Certains prédisaient que, lorsque la commission Bouchard-Taylor allait atterrir à Montréal, les choses allaient se corser, car c’est ici que se trouve le «noeud» du problème. Or, si le premier forum public montréalais est à l’image des audiences de la semaine prochaine, il n’en est rien. Outre les classiques discours déjà entendus mille fois, («moi, je tiens au crucifix» ou «moi, je porte mon voile par choix» ou «moi, j’aimerais travailler, mais je ne trouve pas de travail»), outre quelques discours troublants (« je ne suis pas antisémite, mais je me demande pourquoi il y a autant de juges juifs à la Cour suprême»), le ton était souvent bon enfant. Si quelques musulmans se sont plaints des effets pervers de cette commission, personne n’a tenu de propos islamophobes. Personne n’a parlé du «scandale» du ketchup casher. Personne n’a sommé les immigrés de retourner chez eux.
Comme partout ailleurs, les gens se présentaient en disant leur nom, un nom à traits d’union ou pas, qui remonte parfois jusqu’en 1534. Et, comme partout ailleurs, on notait la même tendance à trembler en tenant sa feuille d’une main et le micro de l’autre. Nous n’avons pas, ici plus qu’ailleurs, peur des étrangers. Mais pour ce qui est de la peur de prendre la parole en public, il semble y avoir consensus.
On s’attendait à des étincelles et à des disputes. Mais on a surtout eu droit à des plaidoyers d’ouverture et à quelques éclats de rire.
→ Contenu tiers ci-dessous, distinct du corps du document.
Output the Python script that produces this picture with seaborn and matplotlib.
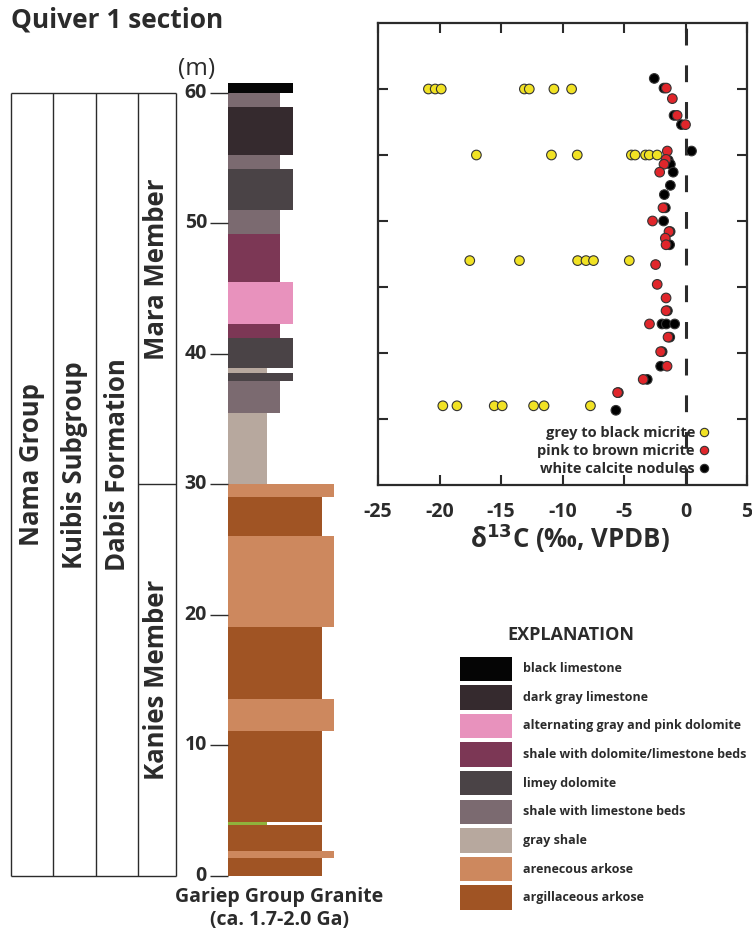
import numpy as np
import pandas as pd
import seaborn as sns
import matplotlib.pyplot as plt
from matplotlib.lines import Line2D

# ---- stratigraphic column (metres) ----
bed_base = [0.0, 1.4, 1.95, 3.9, 4.15, 11.1, 13.55, 19.05, 26.05, 29.05,
            30.0, 35.5, 37.95, 38.55, 38.95, 41.25, 42.3, 45.5, 49.2, 51.0,
            54.2, 55.25, 58.95, 60.0]
bed_top = [1.4, 1.95, 3.9, 4.15, 11.1, 13.55, 19.05, 26.05, 29.05, 30.0,
           35.5, 37.95, 38.55, 38.95, 41.25, 42.3, 45.5, 49.2, 51.0, 54.2,
           55.25, 58.95, 60.0, 60.8]
bed_lith = ["argillaceous arkose", "arenecous arkose", "argillaceous arkose", "marker bed",
            "argillaceous arkose", "arenecous arkose", "argillaceous arkose", "arenecous arkose",
            "argillaceous arkose", "arenecous arkose", "gray shale", "shale with limestone beds",
            "limey dolomite", "gray shale", "limey dolomite", "shale with dolomite/limestone beds",
            "alternating gray and pink dolomite", "shale with dolomite/limestone beds",
            "shale with limestone beds", "limey dolomite", "shale with limestone beds",
            "dark gray limestone", "shale with limestone beds", "black limestone"]

lith_names = ["black limestone", "dark gray limestone", "alternating gray and pink dolomite",
              "shale with dolomite/limestone beds", "limey dolomite", "shale with limestone beds",
              "gray shale", "arenecous arkose", "argillaceous arkose"]
lith_colors = ["#050505", "#352a2e", "#e892bd", "#7c3755", "#4a4346", "#7b6a70",
               "#b7a89e", "#cd885e", "#a05424"]
lith_width = [65, 65, 65, 52, 65, 52, 39, 106, 94]

depth_ticks = [0, 10, 20, 30, 40, 50, 60]

# ---- d13C data (permil VPDB) ----
grey_depth = [60, 60, 60, 60, 60, 60, 60,
              55, 55, 55, 55, 55, 55, 55, 55,
              47, 47, 47, 47, 47, 47,
              36, 36, 36, 36, 36, 36, 36]
grey_d13c = [-20.9, -20.35, -19.86, -13.1, -12.7, -10.7, -9.26,
             -17.0, -10.9, -8.8, -4.4, -4.1, -3.25, -2.95, -2.3,
             -17.54, -13.5, -8.77, -8.09, -7.48, -4.57,
             -19.73, -18.58, -15.55, -14.9, -12.35, -11.5, -7.73]

pink_depth = [60.07, 59.27, 58.0, 57.3, 55.3, 54.67, 54.3, 53.7, 51.0, 50.0, 49.2, 48.7,
              48.2, 46.7, 45.2, 44.17, 43.2, 42.2, 41.2, 40.1, 39.0, 38.0, 37.0]
pink_d13c = [-1.56, -1.07, -0.68, 0.0, -1.48, -1.58, -1.75, -2.1, -1.83, -2.68, -1.34, -1.64,
             -1.58, -2.43, -2.3, -1.58, -1.58, -2.93, -1.42, -2.02, -1.5, -3.44, -5.52]

white_depth = [60.8, 60.07, 58.0, 57.3, 55.3, 54.6, 54.3, 53.7, 52.7, 52.0, 51.0, 50.0,
               49.2, 48.2, 43.2, 42.2, 42.2, 42.2, 41.2, 40.1, 39.0, 38.0, 37.0, 35.66]
white_d13c = [-2.54, -1.75, -0.93, -0.33, 0.49, -1.4, -1.23, -1.0, -1.23, -1.72, -1.64, -1.78,
              -1.25, -1.29, -1.47, -1.91, -1.56, -0.88, -1.28, -1.9, -2.02, -3.11, -5.46, -5.66]

sample_types = ["grey to black micrite", "pink to brown micrite", "white calcite nodules"]
sample_colors = ["#f1e224", "#e0262b", "#000000"]

sns.set_style("white")
plt.rcParams['font.family'] = ['Open Sans', 'DejaVu Sans']
plt.rcParams['axes.unicode_minus'] = False
ink = "#2b2b2b"

W, H = 752, 933
fig = plt.figure(figsize=(W / 100, H / 100), dpi=100)


def px_axes(x0, y0, x1, y1):
    return fig.add_axes([x0 / W, 1 - y1 / H, (x1 - x0) / W, (y1 - y0) / H])


# ---------------- column ----------------
ax1 = px_axes(0, 40, 370, 933)
ax1.set_xlim(0, 370)
ax1.set_ylim(-4.37, 64.06)
ax1.axis("off")

lith_color = dict(zip(lith_names, lith_colors))
lith_color["marker bed"] = "#8fb33c"
lith_w = dict(zip(lith_names, lith_width))
lith_w["marker bed"] = 39

beds = pd.DataFrame({"base": bed_base, "top": bed_top, "lith": bed_lith})
beds["thick"] = beds["top"] - beds["base"]
ax1.barh(beds["base"], [lith_w[l] for l in beds["lith"]], height=beds["thick"], left=228,
         align="edge", color=[lith_color[l] for l in beds["lith"]], linewidth=0)

ax1.hlines(depth_ticks, 210, 228, color=ink, lw=1)
for d in depth_ticks:
    ax1.text(207, d, str(d), ha="right", va="center", fontsize=14, fontweight="bold", color=ink)
ax1.text(197, 61.84, "(m)", ha="center", va="center", fontsize=17.5, color=ink)

# unit boxes
box_x = [10.7, 53.3, 96, 138.3, 175.7]
ax1.vlines(box_x, 0, 60, color=ink, lw=1)
ax1.hlines([0, 60], box_x[0], box_x[-1], color=ink, lw=1)
ax1.hlines(30, box_x[3], box_x[4], color=ink, lw=1)
units = [("Nama Group", 0, 31.5), ("Kuibis Subgroup", 1, 31.5), ("Dabis Formation", 2, 31.5),
         ("Mara Member", 3, 46.5), ("Kanies Member", 3, 15)]
for name, col, yc in units:
    ax1.text((box_x[col] + box_x[col + 1]) / 2, yc, name, rotation=90, ha="center", va="center",
             fontsize=18.5, fontweight="bold", color=ink)

ax1.text(279, -1.61, "Gariep Group Granite", ha="center", va="center", fontsize=14,
         fontweight="bold", color=ink)
ax1.text(279, -3.37, "(ca. 1.7-2.0 Ga)", ha="center", va="center", fontsize=14,
         fontweight="bold", color=ink)

fig.text(11 / W, 1 - 20 / H, "Quiver 1 section", ha="left", va="center", fontsize=19,
         fontweight="bold", color=ink)

# ---------------- isotope plot ----------------
ax2 = px_axes(378, 23, 747, 485)
df = pd.concat([
    pd.DataFrame({"depth": grey_depth, "d13C": grey_d13c, "type": sample_types[0]}),
    pd.DataFrame({"depth": white_depth, "d13C": white_d13c, "type": sample_types[2]}),
    pd.DataFrame({"depth": pink_depth, "d13C": pink_d13c, "type": sample_types[1]}),
])
sns.scatterplot(data=df, x="d13C", y="depth", hue="type", hue_order=sample_types,
                palette=sample_colors, s=48, edgecolor="#333333", linewidth=0.8,
                ax=ax2, legend=False, zorder=3)
ax2.axvline(0, color=ink, lw=2.2, dashes=(5.5, 6.5), zorder=2)
ax2.set_xlim(-25, 5)
ax2.set_ylim(30, 65)
ax2.set_xticks([-25, -20, -15, -10, -5, 0, 5])
ax2.set_yticks([35, 40, 45, 50, 55, 60])
ax2.set_yticklabels([])
ax2.tick_params(direction="in", length=7, width=1.5, top=True, right=True, left=True,
                bottom=True, pad=12, labelsize=14, colors=ink)
for t in ax2.get_xticklabels():
    t.set_fontweight("bold")
for s in ax2.spines.values():
    s.set_linewidth(1.6)
    s.set_color(ink)
ax2.set_xlabel("")
ax2.set_ylabel("")

handles = [Line2D([], [], ls="", marker="o", markersize=6, markerfacecolor=c,
                  markeredgecolor="#333333", markeredgewidth=0.8) for c in sample_colors]
leg = ax2.legend(handles, sample_types, markerfirst=False, frameon=False, loc="lower right",
                 bbox_to_anchor=(0.93, -0.01), handlelength=0.6, handletextpad=0.3,
                 labelspacing=0.3, prop={"weight": "bold", "size": 10.5})
for t in leg.get_texts():
    t.set_color(ink)

fig.text(570 / W, 1 - 538 / H, "δ$^{\\mathbf{13}}$C (‰, VPDB)", ha="center", va="center",
         fontsize=18.5, fontweight="bold", color=ink)

# ---------------- explanation ----------------
ax3 = px_axes(440, 620, 752, 915)
ax3.set_xlim(440, 752)
ax3.set_ylim(8.608, -1.706)
ax3.axis("off")
rows = np.arange(len(lith_names))
ax3.barh(rows, 52, left=460, height=0.853, color=lith_colors, linewidth=0)
for i, name in zip(rows, lith_names):
    ax3.text(523, i, name, ha="left", va="center", fontsize=9, fontweight="bold", color=ink)
ax3.text(507, -1.18, "EXPLANATION", ha="left", va="center", fontsize=13, fontweight="bold",
         color=ink)

fig.savefig("out.png", dpi=100, facecolor="white")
Un homme originaire du Bangladesh a commencé son discours en déclarant: «Je voudrais dire que je n’ai jamais lapidé ma femme.» Il est ensuite passé à l’anglais pour inviter les immigrés à apprendre comme lui le français. Un immigré qui vit ici depuis peu a dit qu’il n’y avait que deux choses qui le dérangeaient au Québec: «La semaine dernière, la Ville de Montréal a remorqué ma voiture. Et il n’y a pas assez de matches de foot à la télé.» Sur un ton plus sérieux, il a ensuite réclamé que seuls les accommodements qui ne coûtent rien à la majorité soient accordés.
Il y a eu aussi ce jeune homme, Alain Berger, qui s’est décrit comme un Québécois de racine canadienne-française vivant dans Côte-des-Neiges. Il a demandé ce qui était arrivé à la culture d’ouverture dont il croyait être l’héritier avant de suggérer aux commissaires d’accorder plus de poids à la parole des jeunes, bien différente de celle de leurs aînés qui ont mené un combat pour se libérer du joug de l’Église. «L’inquiétude exprimée par rapport aux accommodements, surtout par la génération qui me précède, j’aimerais y répondre en disant : votre combat est fait. Maintenant, nous, on va s’occuper de l’intégration. On a une façon de faire qui est accommodante, justement.»
Je pense que ce jeune homme a mis le doigt sur un élément-clé souvent éclipsé dans ce débat. Plus qu’une guerre de mots opposant le «Nous» au «Eux», le conflit est surtout générationnel au sein même du Nous majoritaire. C’est la seule chose qui me rassure dans ce débat qui tourne en rond.
Je lui accorde la première étoile de la soirée, ex aequo, disons, avec le monsieur du Bangladesh qui n’a jamais lapidé sa femme.